**Given instruction:**
Starting with the first line of the listing, quote each line exactly until and including the one with "from matplotlib.colors import", leaving pictures out.

= = = =

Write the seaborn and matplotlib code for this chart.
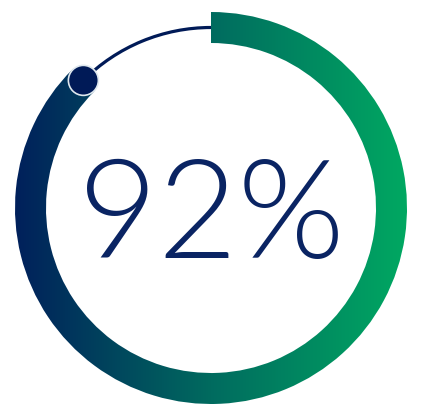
import numpy as np
import matplotlib
matplotlib.use("Agg")
import matplotlib.pyplot as plt
import seaborn as sns
from matplotlib.patches import Wedge, Arc, Circle
from matplotlib.colors import LinearSegmentedColormap

# valeur affichée et part de l'anneau remplie
label_value = [92]
arc_share = [0.875]
ring_colors = ["#00205b", "#006b5f", "#00a862"]
text_color = "#0a2463"

sns.set_theme(style="white")
plt.rcParams['font.family'] = ['Lato', 'DejaVu Sans']

fig = plt.figure(figsize=(4.25, 4.15), dpi=100)
ax = fig.add_axes([0, 0, 1, 1])
ax.set_xlim(0, 425)
ax.set_ylim(0, 415)
ax.set_aspect('equal')
ax.axis('off')

cx, cy = 211, 207
r_out, width = 196, 31
r_mid = r_out - width / 2

# anneau plein, dans le sens horaire depuis le haut
end_angle = (90 - arc_share[0] * 360) % 360
ring = Wedge((cx, cy), r_out, end_angle, 450, width=width,
             facecolor='none', edgecolor='none')
ax.add_patch(ring)

cmap = LinearSegmentedColormap.from_list("ring", ring_colors)
grad = np.linspace(0, 1, 256).reshape(1, -1)
im = ax.imshow(grad, cmap=cmap, aspect='auto',
               extent=[cx - r_out, cx + r_out, cy - r_out, cy + r_out],
               interpolation='bicubic', zorder=1)
im.set_clip_path(ring)

# partie restante : trait fin
rest = Arc((cx, cy), 2 * r_mid, 2 * r_mid, theta1=90, theta2=end_angle,
           color="#001a57", linewidth=2.3, zorder=2)
ax.add_patch(rest)

# point au bout de l'anneau
a = np.deg2rad(end_angle)
ax.add_patch(Circle((cx + r_mid * np.cos(a), cy + r_mid * np.sin(a)), 15,
                    facecolor="#001a57", edgecolor="#dfe8ee", linewidth=1.2, zorder=3))

ax.text(cx, 157, f"{label_value[0]}%", ha='center', va='baseline',
        fontsize=99, fontweight=300, color=text_color, zorder=4)

fig.savefig("out.png", dpi=100, facecolor='white')
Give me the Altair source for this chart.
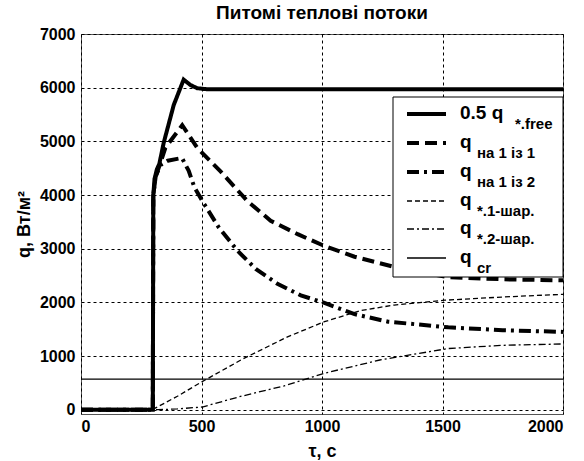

= = = =

**Finished answer:**
Write the seaborn and matplotlib code for this chart.
import numpy as np
import matplotlib
matplotlib.use("Agg")
import matplotlib.pyplot as plt
import seaborn as sns
from matplotlib.patches import Wedge, Arc, Circle
from matplotlib.colors import LinearSegmentedColormap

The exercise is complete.